Figure scripts
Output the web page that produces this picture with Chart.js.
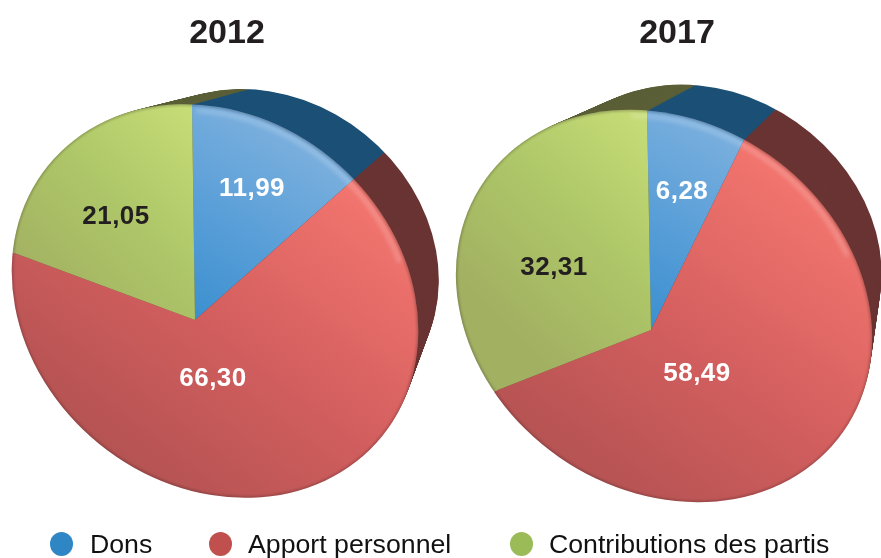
<!DOCTYPE html>
<html><head><meta charset="utf-8">
<script src="https://cdn.jsdelivr.net/npm/chart.js@4"></script>
<style>
html,body{margin:0;padding:0;background:#fff}
#stage{position:relative;width:881px;height:558px;overflow:hidden;font-family:"Liberation Sans",Arial,sans-serif}
canvas{position:absolute}
.title{position:absolute;top:10px;font-weight:bold;font-size:34px;line-height:42px;color:#231f20;transform:translateX(-50%);white-space:nowrap}
.lg{position:absolute;top:527px;font-size:26.7px;line-height:34px;color:#111;white-space:nowrap}
.dot{position:absolute;top:532px;width:23px;height:24px;border-radius:50%}
</style></head>
<body><div id="stage"></div>
<script>
const categories = ["Dons", "Apport personnel", "Contributions des partis"];
const years = ["2012", "2017"];
const values2012 = [11.99, 66.30, 21.05];
const values2017 = [6.28, 58.49, 32.31];
const legendColors = ["#2e86c4", "#c0504d", "#9bbb59"];
const depthColors = ["#1c5076", "#693433", "#5b5f37"];
const labelColors = ["#ffffff", "#ffffff", "#231f20"];
const SIZE = 600;
const RAD = Math.PI / 180;

// Geometry of the tilted discs (perspective look)
const views = [
  {year: years[0], values: values2012, titleX: 227,
   apex: [195, 320], m: [1.044, 0.144, 0.014], ell: [215, 301, 215, 184, 39],
   vp: [549, 8], back: 0.843, lab: [[57, -131], [18, 59], [-79, -103]]},
  {year: years[1], values: values2017, titleX: 677,
   apex: [651, 330], m: [1.110, 0.143, 0.018], ell: [664, 306, 219, 184, 35],
   vp: [928, -39], back: 0.83, lab: [[31, -138], [46, 44], [-97, -62]]}
];

function ellipsePath(ctx, e, k, a0, a1) {
  k = k || 1;
  ctx.beginPath();
  ctx.ellipse(e[0], e[1], e[2] * k, e[3] * k, e[4] * RAD,
    a0 === undefined ? 0 : a0 * RAD, a1 === undefined ? Math.PI * 2 : a1 * RAD);
}
function lin(c, x0, y0, x1, y1, stops) {
  const g = c.createLinearGradient(SIZE/2 + x0, SIZE/2 + y0, SIZE/2 + x1, SIZE/2 + y1);
  stops.forEach((s, i) => g.addColorStop(i / (stops.length - 1), s));
  return g;
}
function sliceFill(c, i) {
  if (i === 0) return lin(c, -10, 0, 90, -205, ["#3a8fcf", "#5a9fd8", "#7cb0de"]);
  if (i === 1) return lin(c, -90, 190, 150, -170, ["#ae5050", "#d25e5e", "#f4766f"]);
  return lin(c, -170, -20, 10, -215, ["#a2b062", "#aec768", "#c8de78"]);
}

function makePie(v) {
  const cv = document.createElement("canvas");
  cv.width = SIZE; cv.height = SIZE;
  cv.style.width = SIZE + "px"; cv.style.height = SIZE + "px";
  const left = v.apex[0] - SIZE/2, top = v.apex[1] - SIZE/2;
  cv.style.left = left + "px"; cv.style.top = top + "px";
  document.getElementById("stage").appendChild(cv);

  const toDisc = ctx => {
    ctx.transform(v.m[0], v.m[1], v.m[2], 1, v.apex[0], v.apex[1]);
    ctx.translate(-SIZE/2, -SIZE/2);
  };
  const tilt = {
    id: "tilt",
    beforeDatasetsDraw(chart) {
      const ctx = chart.ctx, arcs = chart.getDatasetMeta(0).data;
      const steps = 36;
      for (let k = 0; k < steps; k++) {
        const s = v.back + (1 - v.back) * k / steps;
        ctx.save();
        ctx.translate(-left, -top);
        ctx.translate(v.vp[0], v.vp[1]); ctx.scale(s, s); ctx.translate(-v.vp[0], -v.vp[1]);
        ellipsePath(ctx, v.ell); ctx.clip();
        toDisc(ctx);
        arcs.forEach((a, i) => {
          const old = a.options.backgroundColor;
          a.options.backgroundColor = depthColors[i];
          a.draw(ctx);
          a.options.backgroundColor = old;
        });
        ctx.restore();
      }
      ctx.save();
      ctx.translate(-left, -top);
      ellipsePath(ctx, v.ell); ctx.clip();
      toDisc(ctx);
    },
    afterDatasetsDraw(chart) {
      const ctx = chart.ctx;
      ctx.restore();
      // soft rim shading and highlight
      ctx.save();
      ctx.translate(-left, -top);
      ellipsePath(ctx, v.ell); ctx.clip();
      ctx.filter = "blur(2px)";
      ctx.lineWidth = 5; ctx.strokeStyle = "rgba(255,255,255,0.20)";
      ellipsePath(ctx, v.ell, 0.97, -130, -55); ctx.stroke();
      ctx.filter = "blur(1px)";
      ctx.lineWidth = 3; ctx.strokeStyle = "rgba(30,25,25,0.25)";
      ellipsePath(ctx, v.ell); ctx.stroke();
      ctx.restore();
      // value labels
      const arcs = chart.getDatasetMeta(0).data;
      ctx.save();
      ctx.font = "bold 26px 'Liberation Sans', Arial, sans-serif";
      ctx.letterSpacing = "0.5px";
      ctx.textAlign = "center"; ctx.textBaseline = "middle";
      arcs.forEach((a, i) => {
        ctx.fillStyle = labelColors[i];
        ctx.fillText(v.values[i].toFixed(2).replace(".", ","),
          SIZE/2 + v.lab[i][0], SIZE/2 + v.lab[i][1]);
      });
      ctx.restore();
    }
  };

  new Chart(cv, {
    type: "pie",
    data: {
      labels: categories,
      datasets: [{
        data: v.values,
        clip: false,
        borderWidth: 0,
        backgroundColor: c => sliceFill(c.chart.ctx, c.dataIndex)
      }]
    },
    options: {
      responsive: false, animation: false,
      layout: {padding: 0},
      plugins: {legend: {display: false}, tooltip: {enabled: false}, title: {display: false}}
    },
    plugins: [tilt]
  });

  const t = document.createElement("div");
  t.className = "title"; t.textContent = v.year; t.style.left = v.titleX + "px";
  document.getElementById("stage").appendChild(t);
}
views.forEach(makePie);

const legendDotX = [50, 209, 510], legendTextX = [90, 248, 549];
categories.forEach((name, i) => {
  const stage = document.getElementById("stage");
  const d = document.createElement("div");
  d.className = "dot"; d.style.left = legendDotX[i] + "px"; d.style.background = legendColors[i];
  stage.appendChild(d);
  const l = document.createElement("div");
  l.className = "lg"; l.style.left = legendTextX[i] + "px"; l.textContent = name;
  stage.appendChild(l);
});
</script></body></html>
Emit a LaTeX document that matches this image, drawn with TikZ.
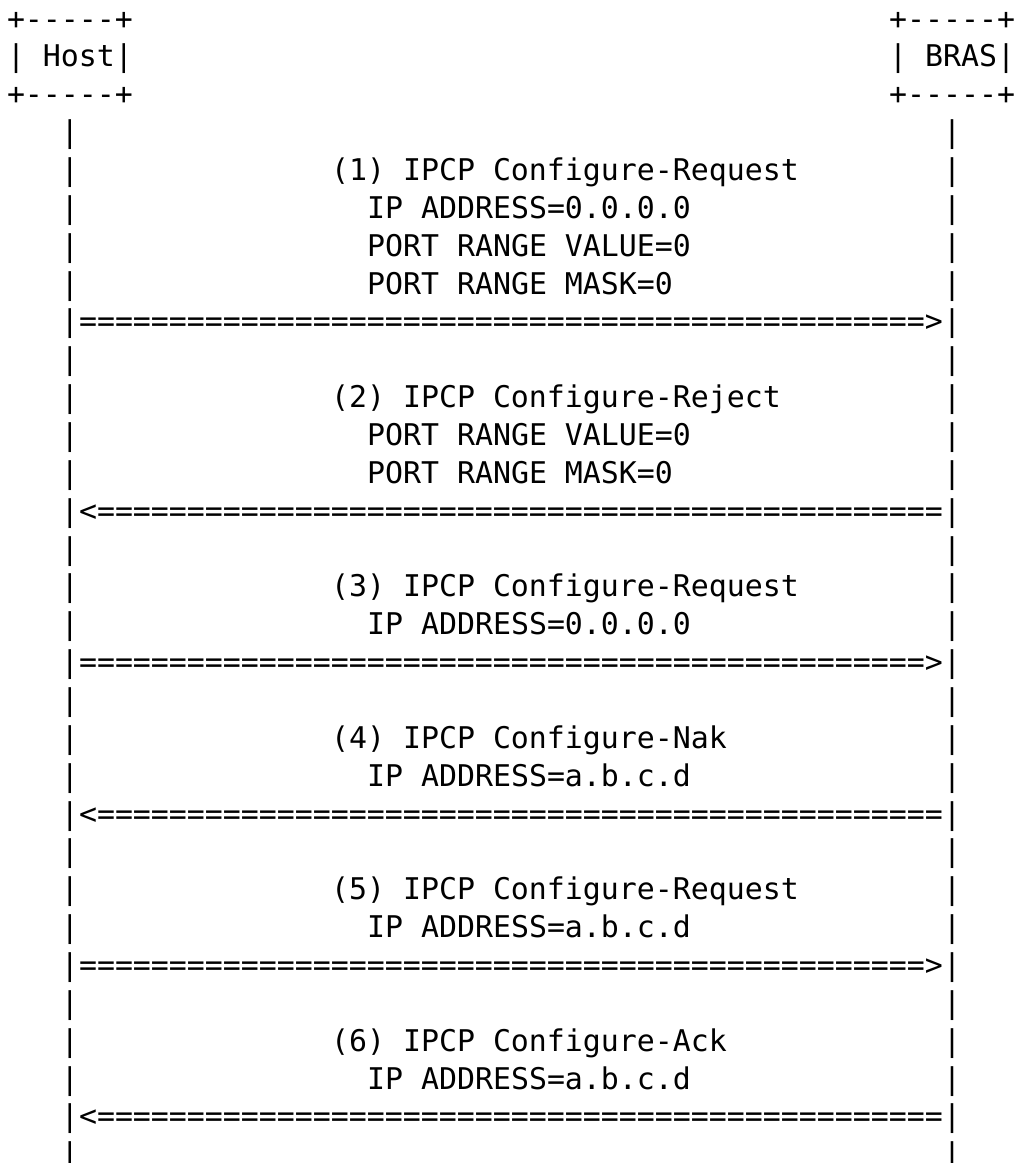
\documentclass[tikz,border=0pt]{standalone}
\usepackage{fontspec}
\setmonofont{DejaVu Sans Mono}
\newcommand\putcell[4]{\node[mono] (#1) at ({7+18*(#2)},{29+37.86*((#3)-1)}) {#4};}
\newcommand\eqline{===============================================}
\begin{document}
\begin{tikzpicture}[x=0.5pt,y=-0.5pt,
  mono/.style={font=\ttfamily\fontsize{14.95}{18}\selectfont, inner sep=0pt, outer sep=0pt, anchor=base west, text=black}]
\fill[white] (0,0) rectangle (1017,1163);
\useasboundingbox (0,0) rectangle (1017,1163);
% boxes
\putcell{hostT}{0}{1}{+-----+}
\putcell{host}{0}{2}{| Host|}
\putcell{hostB}{0}{3}{+-----+}
\putcell{brasT}{49}{1}{+-----+}
\putcell{bras}{49}{2}{| BRAS|}
\putcell{brasB}{49}{3}{+-----+}
% lifelines
\foreach \r in {4,...,31}{
  \putcell{hl\r}{3}{\r}{|}
  \putcell{bl\r}{52}{\r}{|}
}
% message 1
\putcell{m1}{18}{5}{(1) IPCP Configure-Request}
\putcell{m1a}{20}{6}{IP ADDRESS=0.0.0.0}
\putcell{m1b}{20}{7}{PORT RANGE VALUE=0}
\putcell{m1c}{20}{8}{PORT RANGE MASK=0}
\putcell{a1}{4}{9}{\eqline>}
% message 2
\putcell{m2}{18}{11}{(2) IPCP Configure-Reject}
\putcell{m2a}{20}{12}{PORT RANGE VALUE=0}
\putcell{m2b}{20}{13}{PORT RANGE MASK=0}
\putcell{a2}{4}{14}{<\eqline}
% message 3
\putcell{m3}{18}{16}{(3) IPCP Configure-Request}
\putcell{m3a}{20}{17}{IP ADDRESS=0.0.0.0}
\putcell{a3}{4}{18}{\eqline>}
% message 4
\putcell{m4}{18}{20}{(4) IPCP Configure-Nak}
\putcell{m4a}{20}{21}{IP ADDRESS=a.b.c.d}
\putcell{a4}{4}{22}{<\eqline}
% message 5
\putcell{m5}{18}{24}{(5) IPCP Configure-Request}
\putcell{m5a}{20}{25}{IP ADDRESS=a.b.c.d}
\putcell{a5}{4}{26}{\eqline>}
% message 6
\putcell{m6}{18}{28}{(6) IPCP Configure-Ack}
\putcell{m6a}{20}{29}{IP ADDRESS=a.b.c.d}
\putcell{a6}{4}{30}{<\eqline}
\end{tikzpicture}
\end{document}
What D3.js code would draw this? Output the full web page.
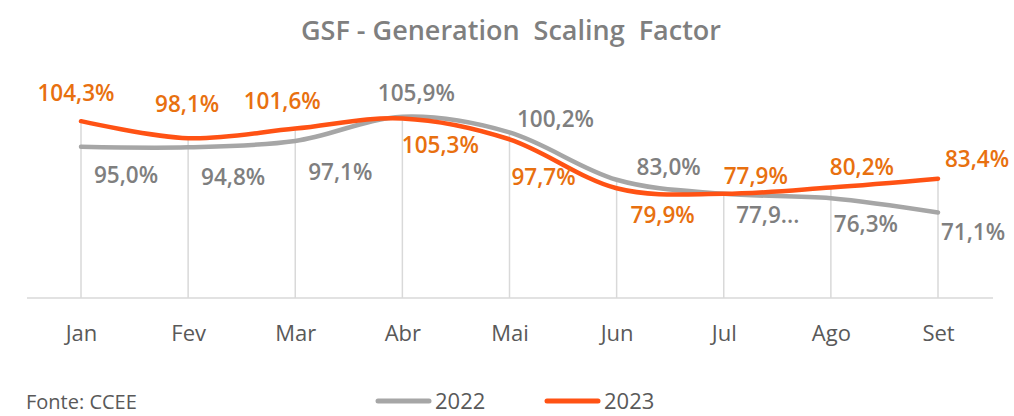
<!DOCTYPE html>
<html>
<head>
<meta charset="utf-8">
<script src="https://cdn.jsdelivr.net/npm/d3@7"></script>
<style>
  body { margin: 0; background: #fff; }
  svg { display: block; font-family: "Open Sans", sans-serif; }
</style>
</head>
<body>
<svg></svg>
<script>
const width = 1014;
const height = 416;

const months = ["Jan", "Fev", "Mar", "Abr", "Mai", "Jun", "Jul", "Ago", "Set"];
const gsf2022 = [95.0, 94.8, 97.1, 105.9, 100.2, 83.0, 77.9, 76.3, 71.1];
const gsf2023 = [104.3, 98.1, 101.6, 105.3, 97.7, 79.9, 77.9, 80.2, 83.4];
const labels2022 = ["95,0%", "94,8%", "97,1%", "105,9%", "100,2%", "83,0%", "77,9...", "76,3%", "71,1%"];
const labels2023 = ["104,3%", "98,1%", "101,6%", "105,3%", "97,7%", "79,9%", "77,9%", "80,2%", "83,4%"];

// label offsets from their point (layout only)
const off2022 = [[45, 28], [45, 30], [45, 31], [14, -24], [46, -13], [52, -13], [44, 21], [35, 26], [35, 20]];
const off2023 = [[-5, -28], [-1, -34], [-13, -27], [38, 27], [34, 38], [46, 27], [32, -18], [31, -20], [39, -20]];

const svg = d3.select("svg").attr("width", width).attr("height", height);

const x = d3.scalePoint().domain(months).range([81, 938]);
const y = d3.scaleLinear().domain([40, 120]).range([298, 78]);

const grey = "#a6a6a6";
const orange = "#ff5214";
const orangeText = "#e8700f";
const greyText = "#7f7f7f";

// title
svg.append("text")
  .attr("x", 511)
  .attr("y", 40)
  .attr("text-anchor", "middle")
  .style("white-space", "pre")
  .style("font-size", "27px")
  .style("font-weight", 600)
  .style("fill", greyText)
  .text("GSF - Generation  Scaling  Factor");

// drop lines
svg.append("g")
  .selectAll("line")
  .data(months)
  .join("line")
  .attr("x1", d => x(d))
  .attr("x2", d => x(d))
  .attr("y1", y(40))
  .attr("y2", (d, i) => y(Math.max(gsf2022[i], gsf2023[i])))
  .style("stroke", "#d9d9d9")
  .style("stroke-width", 1.5);

// baseline
svg.append("line")
  .attr("x1", 27)
  .attr("x2", 993)
  .attr("y1", y(40))
  .attr("y2", y(40))
  .style("stroke", "#d9d9d9")
  .style("stroke-width", 1.5);

// month axis labels
let xAxis = svg.append("g")
  .attr("transform", `translate(0, ${y(40)})`)
  .call(d3.axisBottom(x).tickSize(0).tickPadding(27));
xAxis.select(".domain").remove();
xAxis.selectAll("text")
  .style("font-family", "'Open Sans', sans-serif")
  .style("font-size", "22px")
  .style("fill", "#595959");

const line = d3.line()
  .x((d, i) => x(months[i]))
  .y(d => y(d))
  .curve(d3.curveCatmullRom.alpha(0));

svg.append("path")
  .attr("d", line(gsf2022))
  .style("fill", "none")
  .style("stroke", grey)
  .style("stroke-width", 4.5)
  .style("stroke-linecap", "round");

svg.append("path")
  .attr("d", line(gsf2023))
  .style("fill", "none")
  .style("stroke", orange)
  .style("stroke-width", 4.5)
  .style("stroke-linecap", "round");

function drawLabels(values, texts, offsets, color) {
  svg.append("g")
    .selectAll("text")
    .data(values)
    .join("text")
    .attr("x", (d, i) => x(months[i]) + offsets[i][0])
    .attr("y", (d, i) => y(d) + offsets[i][1])
    .attr("dy", "0.35em")
    .attr("text-anchor", "middle")
    .style("font-size", "22.5px")
    .style("font-weight", 600)
    .style("fill", color)
    .text((d, i) => texts[i]);
}

drawLabels(gsf2022, labels2022, off2022, greyText);
drawLabels(gsf2023, labels2023, off2023, orangeText);

// source
svg.append("text")
  .attr("x", 26)
  .attr("y", 409)
  .style("font-size", "20px")
  .style("fill", "#595959")
  .text("Fonte: CCEE");

// legend
const legend = [{ name: "2022", color: grey, x: 376 }, { name: "2023", color: orange, x: 545 }];
let lg = svg.append("g").selectAll("g").data(legend).join("g")
  .attr("transform", d => `translate(${d.x}, 401)`);
lg.append("line")
  .attr("x1", 2).attr("x2", 53)
  .style("stroke", d => d.color)
  .style("stroke-width", 5)
  .style("stroke-linecap", "round");
lg.append("text")
  .attr("x", 59)
  .attr("dy", "0.35em")
  .style("font-size", "22px")
  .style("fill", "#595959")
  .text(d => d.name);
</script>
</body>
</html>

** WHAT IS BEING ASKED **
Copy exactly the part of the material above that opens with the line containing "What D3.js code" and closes with the line containing "const height = 416;", ends included. Drop the images.

** ANSWER TO THE TASK **
What D3.js code would draw this? Output the full web page.
<!DOCTYPE html>
<html>
<head>
<meta charset="utf-8">
<script src="https://cdn.jsdelivr.net/npm/d3@7"></script>
<style>
  body { margin: 0; background: #fff; }
  svg { display: block; font-family: "Open Sans", sans-serif; }
</style>
</head>
<body>
<svg></svg>
<script>
const width = 1014;
const height = 416;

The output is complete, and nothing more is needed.